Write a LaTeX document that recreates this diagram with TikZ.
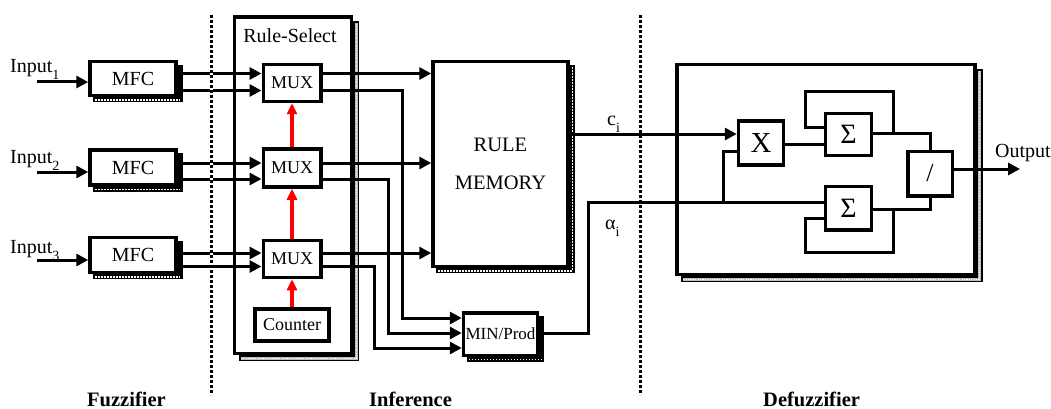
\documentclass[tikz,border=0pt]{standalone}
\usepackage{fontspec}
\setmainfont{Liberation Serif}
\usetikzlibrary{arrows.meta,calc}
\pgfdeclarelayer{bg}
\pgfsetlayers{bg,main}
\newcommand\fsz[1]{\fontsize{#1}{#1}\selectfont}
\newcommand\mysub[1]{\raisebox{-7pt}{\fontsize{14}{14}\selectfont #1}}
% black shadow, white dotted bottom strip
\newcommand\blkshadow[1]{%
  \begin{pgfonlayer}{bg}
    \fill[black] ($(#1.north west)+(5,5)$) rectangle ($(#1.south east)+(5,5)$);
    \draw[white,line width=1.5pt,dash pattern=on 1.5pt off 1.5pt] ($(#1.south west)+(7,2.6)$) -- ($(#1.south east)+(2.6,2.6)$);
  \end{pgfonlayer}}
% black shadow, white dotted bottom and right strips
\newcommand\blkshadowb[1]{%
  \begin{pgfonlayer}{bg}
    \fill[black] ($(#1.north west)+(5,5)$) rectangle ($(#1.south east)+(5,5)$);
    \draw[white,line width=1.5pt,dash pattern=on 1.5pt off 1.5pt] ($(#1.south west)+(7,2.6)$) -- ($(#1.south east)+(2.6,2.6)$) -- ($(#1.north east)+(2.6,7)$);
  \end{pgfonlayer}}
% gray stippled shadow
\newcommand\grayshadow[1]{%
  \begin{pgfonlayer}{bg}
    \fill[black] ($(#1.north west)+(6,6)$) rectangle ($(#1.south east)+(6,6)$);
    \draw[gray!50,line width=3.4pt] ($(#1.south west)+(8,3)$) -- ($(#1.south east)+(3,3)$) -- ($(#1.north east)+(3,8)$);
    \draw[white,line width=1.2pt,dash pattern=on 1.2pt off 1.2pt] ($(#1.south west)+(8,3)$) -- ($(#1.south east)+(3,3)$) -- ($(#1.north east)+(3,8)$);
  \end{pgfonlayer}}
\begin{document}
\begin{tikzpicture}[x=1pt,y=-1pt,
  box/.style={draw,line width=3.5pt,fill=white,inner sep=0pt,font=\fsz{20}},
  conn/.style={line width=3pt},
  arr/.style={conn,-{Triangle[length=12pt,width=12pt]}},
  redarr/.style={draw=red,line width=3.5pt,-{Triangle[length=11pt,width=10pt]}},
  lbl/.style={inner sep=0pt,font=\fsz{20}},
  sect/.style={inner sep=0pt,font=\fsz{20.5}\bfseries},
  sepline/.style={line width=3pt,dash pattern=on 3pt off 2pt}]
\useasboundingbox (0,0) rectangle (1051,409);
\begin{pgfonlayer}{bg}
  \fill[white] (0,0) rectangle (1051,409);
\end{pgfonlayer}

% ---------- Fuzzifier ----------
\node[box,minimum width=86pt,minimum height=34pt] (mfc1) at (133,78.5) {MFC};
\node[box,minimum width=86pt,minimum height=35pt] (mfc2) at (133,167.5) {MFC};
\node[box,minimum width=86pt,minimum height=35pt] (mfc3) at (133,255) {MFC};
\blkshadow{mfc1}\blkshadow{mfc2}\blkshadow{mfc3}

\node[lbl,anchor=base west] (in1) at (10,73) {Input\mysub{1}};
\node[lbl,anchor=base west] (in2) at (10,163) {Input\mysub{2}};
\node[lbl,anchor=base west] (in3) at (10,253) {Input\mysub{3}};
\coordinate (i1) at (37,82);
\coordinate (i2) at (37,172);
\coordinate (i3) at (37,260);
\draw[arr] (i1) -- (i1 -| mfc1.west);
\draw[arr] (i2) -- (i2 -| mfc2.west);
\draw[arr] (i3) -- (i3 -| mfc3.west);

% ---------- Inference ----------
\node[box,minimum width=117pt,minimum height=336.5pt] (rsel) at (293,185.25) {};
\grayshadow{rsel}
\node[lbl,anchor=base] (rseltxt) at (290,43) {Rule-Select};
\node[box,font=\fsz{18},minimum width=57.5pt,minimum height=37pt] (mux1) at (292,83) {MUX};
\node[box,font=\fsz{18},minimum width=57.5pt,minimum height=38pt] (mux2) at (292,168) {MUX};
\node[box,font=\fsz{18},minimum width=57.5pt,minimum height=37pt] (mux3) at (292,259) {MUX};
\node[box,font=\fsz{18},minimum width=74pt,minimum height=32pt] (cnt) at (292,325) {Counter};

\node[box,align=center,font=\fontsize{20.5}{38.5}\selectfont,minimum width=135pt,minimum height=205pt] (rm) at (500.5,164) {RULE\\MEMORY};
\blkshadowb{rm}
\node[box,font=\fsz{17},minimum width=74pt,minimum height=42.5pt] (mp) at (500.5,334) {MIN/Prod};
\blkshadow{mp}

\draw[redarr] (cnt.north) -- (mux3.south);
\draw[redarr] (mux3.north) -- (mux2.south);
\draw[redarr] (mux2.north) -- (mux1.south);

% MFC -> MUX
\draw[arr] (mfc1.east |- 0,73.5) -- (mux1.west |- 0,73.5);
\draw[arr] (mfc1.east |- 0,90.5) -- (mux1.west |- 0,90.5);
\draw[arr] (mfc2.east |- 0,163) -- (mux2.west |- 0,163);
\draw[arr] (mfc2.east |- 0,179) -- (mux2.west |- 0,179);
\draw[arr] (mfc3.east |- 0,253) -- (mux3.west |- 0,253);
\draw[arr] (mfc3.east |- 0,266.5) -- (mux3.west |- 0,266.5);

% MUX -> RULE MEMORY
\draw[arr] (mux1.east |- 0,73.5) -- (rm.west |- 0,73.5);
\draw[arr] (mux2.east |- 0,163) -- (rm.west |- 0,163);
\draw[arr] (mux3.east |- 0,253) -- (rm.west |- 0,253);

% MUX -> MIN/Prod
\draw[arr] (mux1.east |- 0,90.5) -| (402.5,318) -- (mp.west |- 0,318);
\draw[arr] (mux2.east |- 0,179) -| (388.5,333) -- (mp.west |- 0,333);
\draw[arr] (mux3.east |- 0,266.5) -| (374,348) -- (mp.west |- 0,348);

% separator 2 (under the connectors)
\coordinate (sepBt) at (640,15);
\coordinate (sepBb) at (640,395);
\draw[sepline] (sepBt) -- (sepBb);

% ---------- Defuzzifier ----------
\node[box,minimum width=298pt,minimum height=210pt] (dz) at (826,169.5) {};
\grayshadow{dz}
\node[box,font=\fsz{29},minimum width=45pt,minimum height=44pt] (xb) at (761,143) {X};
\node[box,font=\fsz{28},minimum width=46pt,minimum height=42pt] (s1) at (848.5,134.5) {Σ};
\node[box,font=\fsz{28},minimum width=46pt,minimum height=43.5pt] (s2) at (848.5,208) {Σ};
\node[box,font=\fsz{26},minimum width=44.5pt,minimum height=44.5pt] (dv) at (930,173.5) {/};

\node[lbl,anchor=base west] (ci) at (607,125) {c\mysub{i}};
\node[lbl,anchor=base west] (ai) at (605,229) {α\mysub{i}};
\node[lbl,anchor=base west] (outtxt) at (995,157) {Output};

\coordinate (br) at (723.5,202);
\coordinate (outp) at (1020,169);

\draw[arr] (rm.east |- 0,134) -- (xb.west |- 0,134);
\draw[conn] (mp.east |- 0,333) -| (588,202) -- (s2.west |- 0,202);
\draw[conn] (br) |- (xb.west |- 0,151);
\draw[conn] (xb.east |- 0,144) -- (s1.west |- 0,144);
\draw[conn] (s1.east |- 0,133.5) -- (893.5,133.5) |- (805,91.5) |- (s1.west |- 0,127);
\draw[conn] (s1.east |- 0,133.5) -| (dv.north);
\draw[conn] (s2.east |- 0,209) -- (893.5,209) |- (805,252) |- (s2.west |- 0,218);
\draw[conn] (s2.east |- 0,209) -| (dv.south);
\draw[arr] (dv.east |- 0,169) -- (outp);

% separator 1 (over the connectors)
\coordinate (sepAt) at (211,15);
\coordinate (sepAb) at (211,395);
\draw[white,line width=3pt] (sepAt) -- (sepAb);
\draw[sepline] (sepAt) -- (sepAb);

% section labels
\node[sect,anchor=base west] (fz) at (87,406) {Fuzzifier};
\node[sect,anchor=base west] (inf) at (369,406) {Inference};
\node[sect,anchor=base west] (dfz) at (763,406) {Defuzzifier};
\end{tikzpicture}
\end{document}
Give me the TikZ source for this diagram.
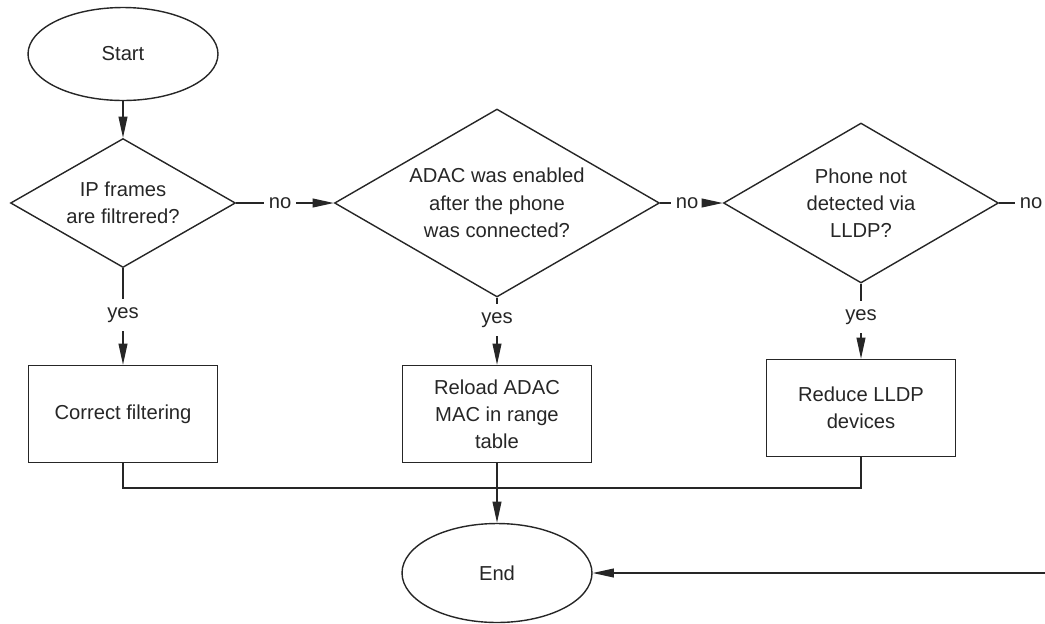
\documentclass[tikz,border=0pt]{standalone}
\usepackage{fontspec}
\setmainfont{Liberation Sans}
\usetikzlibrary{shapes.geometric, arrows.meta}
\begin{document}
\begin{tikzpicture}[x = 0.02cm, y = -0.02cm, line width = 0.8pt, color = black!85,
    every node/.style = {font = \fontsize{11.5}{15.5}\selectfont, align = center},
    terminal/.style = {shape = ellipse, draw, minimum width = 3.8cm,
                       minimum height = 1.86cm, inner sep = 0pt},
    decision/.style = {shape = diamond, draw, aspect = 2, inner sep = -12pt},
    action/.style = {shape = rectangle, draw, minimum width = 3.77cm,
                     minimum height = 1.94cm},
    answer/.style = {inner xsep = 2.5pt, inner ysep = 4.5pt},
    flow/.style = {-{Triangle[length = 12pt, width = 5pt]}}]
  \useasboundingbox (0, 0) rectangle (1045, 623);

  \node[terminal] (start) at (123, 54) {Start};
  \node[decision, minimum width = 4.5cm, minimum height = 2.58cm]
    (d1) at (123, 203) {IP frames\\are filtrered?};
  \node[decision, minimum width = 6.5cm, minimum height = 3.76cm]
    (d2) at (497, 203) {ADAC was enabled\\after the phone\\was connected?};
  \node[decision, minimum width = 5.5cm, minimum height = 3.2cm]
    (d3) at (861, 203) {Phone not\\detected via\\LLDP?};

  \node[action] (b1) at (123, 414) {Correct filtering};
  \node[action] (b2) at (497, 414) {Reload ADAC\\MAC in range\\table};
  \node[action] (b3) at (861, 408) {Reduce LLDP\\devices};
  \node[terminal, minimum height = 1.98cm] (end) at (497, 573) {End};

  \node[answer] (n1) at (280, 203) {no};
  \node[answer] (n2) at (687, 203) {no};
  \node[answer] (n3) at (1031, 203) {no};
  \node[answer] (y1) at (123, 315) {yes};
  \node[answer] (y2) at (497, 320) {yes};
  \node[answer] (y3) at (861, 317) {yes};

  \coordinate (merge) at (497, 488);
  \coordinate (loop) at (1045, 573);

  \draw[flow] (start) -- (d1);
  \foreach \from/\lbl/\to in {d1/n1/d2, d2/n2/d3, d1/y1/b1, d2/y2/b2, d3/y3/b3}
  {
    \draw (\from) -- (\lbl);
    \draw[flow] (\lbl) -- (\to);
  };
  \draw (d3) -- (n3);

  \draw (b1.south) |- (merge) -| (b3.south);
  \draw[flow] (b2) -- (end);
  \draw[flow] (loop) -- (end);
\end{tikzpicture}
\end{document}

^^^^

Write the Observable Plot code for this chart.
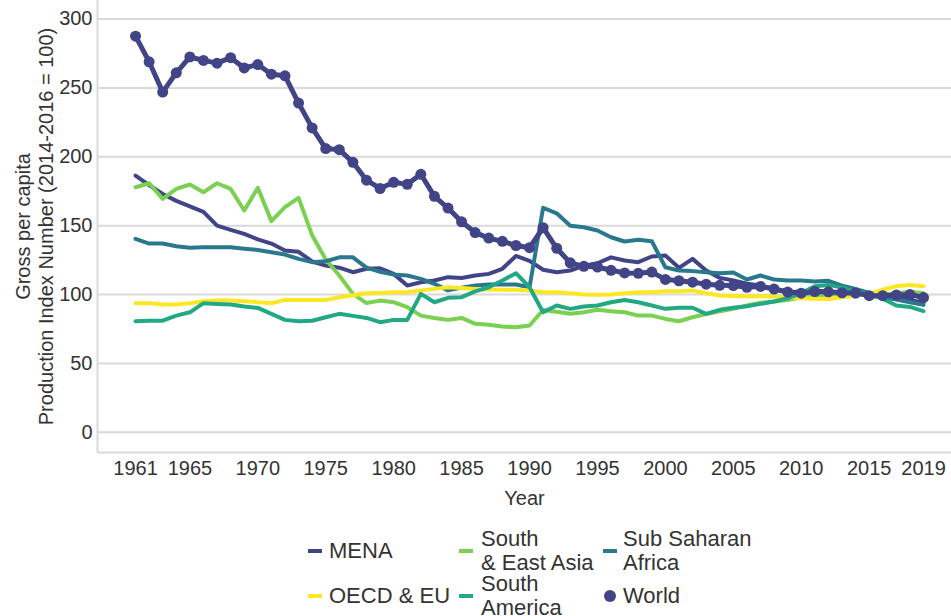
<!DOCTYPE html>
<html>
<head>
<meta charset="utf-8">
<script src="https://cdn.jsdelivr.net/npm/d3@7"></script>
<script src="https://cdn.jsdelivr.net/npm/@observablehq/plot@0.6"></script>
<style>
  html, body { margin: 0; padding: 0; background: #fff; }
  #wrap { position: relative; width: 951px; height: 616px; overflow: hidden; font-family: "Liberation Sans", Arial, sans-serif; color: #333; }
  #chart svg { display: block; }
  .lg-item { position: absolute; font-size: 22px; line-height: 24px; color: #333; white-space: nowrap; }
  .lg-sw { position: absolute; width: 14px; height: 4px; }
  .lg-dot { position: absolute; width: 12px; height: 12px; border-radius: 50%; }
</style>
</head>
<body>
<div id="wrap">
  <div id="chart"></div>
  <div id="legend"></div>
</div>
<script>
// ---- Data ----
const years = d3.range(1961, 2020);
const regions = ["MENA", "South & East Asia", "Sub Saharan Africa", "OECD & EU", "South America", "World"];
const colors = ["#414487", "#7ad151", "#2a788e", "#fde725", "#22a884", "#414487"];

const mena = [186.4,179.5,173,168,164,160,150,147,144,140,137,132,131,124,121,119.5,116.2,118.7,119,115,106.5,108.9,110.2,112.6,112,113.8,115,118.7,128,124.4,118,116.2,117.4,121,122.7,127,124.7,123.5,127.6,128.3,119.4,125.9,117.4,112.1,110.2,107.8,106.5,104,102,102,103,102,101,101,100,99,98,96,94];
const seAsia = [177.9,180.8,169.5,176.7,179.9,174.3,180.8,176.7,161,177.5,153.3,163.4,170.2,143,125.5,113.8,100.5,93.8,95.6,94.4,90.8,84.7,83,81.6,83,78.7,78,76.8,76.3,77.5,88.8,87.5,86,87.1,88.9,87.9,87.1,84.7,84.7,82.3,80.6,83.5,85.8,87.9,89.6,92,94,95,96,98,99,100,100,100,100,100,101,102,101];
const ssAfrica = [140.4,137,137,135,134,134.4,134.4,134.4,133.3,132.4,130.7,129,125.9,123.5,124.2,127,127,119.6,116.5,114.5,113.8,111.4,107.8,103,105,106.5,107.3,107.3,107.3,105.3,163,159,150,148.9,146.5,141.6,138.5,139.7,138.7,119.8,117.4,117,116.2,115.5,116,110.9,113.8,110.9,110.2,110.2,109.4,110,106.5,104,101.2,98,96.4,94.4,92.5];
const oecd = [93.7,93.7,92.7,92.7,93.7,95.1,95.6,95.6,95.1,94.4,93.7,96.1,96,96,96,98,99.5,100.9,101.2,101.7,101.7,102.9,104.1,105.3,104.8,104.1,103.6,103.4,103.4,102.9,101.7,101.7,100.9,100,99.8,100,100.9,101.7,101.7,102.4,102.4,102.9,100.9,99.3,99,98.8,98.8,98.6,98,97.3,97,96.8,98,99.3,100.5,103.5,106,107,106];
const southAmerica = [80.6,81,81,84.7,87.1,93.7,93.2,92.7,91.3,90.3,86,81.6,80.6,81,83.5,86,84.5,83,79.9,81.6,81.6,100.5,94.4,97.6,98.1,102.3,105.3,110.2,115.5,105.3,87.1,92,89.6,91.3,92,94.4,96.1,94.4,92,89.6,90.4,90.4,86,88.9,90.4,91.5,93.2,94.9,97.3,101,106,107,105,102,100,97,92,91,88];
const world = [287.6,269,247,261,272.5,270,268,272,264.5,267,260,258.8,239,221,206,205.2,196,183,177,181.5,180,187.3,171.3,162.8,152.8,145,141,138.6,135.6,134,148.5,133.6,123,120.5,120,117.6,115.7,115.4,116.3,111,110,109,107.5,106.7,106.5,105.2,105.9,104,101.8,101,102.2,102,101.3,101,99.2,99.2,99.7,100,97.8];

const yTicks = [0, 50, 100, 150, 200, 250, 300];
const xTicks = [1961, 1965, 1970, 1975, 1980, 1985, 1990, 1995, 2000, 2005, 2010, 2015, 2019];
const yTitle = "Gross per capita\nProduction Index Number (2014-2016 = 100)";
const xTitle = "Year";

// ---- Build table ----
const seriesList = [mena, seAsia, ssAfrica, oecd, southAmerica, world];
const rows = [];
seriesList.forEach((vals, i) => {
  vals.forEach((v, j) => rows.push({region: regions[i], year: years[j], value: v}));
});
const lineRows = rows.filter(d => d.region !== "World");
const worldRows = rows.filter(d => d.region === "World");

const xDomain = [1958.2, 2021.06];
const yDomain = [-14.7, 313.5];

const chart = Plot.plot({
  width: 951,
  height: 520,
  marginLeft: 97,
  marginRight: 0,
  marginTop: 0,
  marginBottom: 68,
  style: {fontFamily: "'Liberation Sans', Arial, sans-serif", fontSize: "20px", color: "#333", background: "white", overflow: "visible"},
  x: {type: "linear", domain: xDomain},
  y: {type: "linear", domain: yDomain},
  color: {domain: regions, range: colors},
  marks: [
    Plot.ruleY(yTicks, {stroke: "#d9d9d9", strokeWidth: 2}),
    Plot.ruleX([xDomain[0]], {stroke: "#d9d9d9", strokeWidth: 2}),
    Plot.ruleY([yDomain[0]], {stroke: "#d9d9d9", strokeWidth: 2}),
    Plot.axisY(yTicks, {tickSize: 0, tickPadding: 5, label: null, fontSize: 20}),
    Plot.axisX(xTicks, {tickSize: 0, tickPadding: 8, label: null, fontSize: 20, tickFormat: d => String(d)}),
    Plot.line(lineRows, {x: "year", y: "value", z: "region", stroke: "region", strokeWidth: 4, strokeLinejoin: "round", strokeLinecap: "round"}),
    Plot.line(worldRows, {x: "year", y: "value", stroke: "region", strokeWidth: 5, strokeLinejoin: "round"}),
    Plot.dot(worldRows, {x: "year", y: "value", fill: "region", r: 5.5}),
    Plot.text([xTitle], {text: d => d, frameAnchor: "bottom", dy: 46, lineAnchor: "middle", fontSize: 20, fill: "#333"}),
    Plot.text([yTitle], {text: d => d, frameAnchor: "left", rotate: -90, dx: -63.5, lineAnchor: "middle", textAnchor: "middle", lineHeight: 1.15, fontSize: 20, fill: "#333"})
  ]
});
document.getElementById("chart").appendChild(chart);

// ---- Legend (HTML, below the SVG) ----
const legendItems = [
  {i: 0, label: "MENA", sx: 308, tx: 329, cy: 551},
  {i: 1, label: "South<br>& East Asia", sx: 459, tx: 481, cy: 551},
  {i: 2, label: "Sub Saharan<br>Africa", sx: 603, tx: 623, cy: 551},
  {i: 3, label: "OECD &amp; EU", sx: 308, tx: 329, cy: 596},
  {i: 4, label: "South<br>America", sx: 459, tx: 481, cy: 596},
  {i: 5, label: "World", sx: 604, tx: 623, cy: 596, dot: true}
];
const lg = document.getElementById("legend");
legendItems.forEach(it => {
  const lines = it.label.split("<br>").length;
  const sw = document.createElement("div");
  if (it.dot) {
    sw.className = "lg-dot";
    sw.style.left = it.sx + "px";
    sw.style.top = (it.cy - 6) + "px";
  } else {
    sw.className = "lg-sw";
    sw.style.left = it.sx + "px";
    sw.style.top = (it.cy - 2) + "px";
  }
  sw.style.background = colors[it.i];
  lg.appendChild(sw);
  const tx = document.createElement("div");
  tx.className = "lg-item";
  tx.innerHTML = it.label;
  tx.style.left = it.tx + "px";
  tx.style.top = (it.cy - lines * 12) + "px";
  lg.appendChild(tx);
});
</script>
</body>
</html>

^^^^

#### [Description of the task]
Where a line holds "this", copy it out.

#### [Expected output]
Write a LaTeX document that recreates this diagram with TikZ.
Give me the TikZ source for this diagram.
Write the Observable Plot code for this chart.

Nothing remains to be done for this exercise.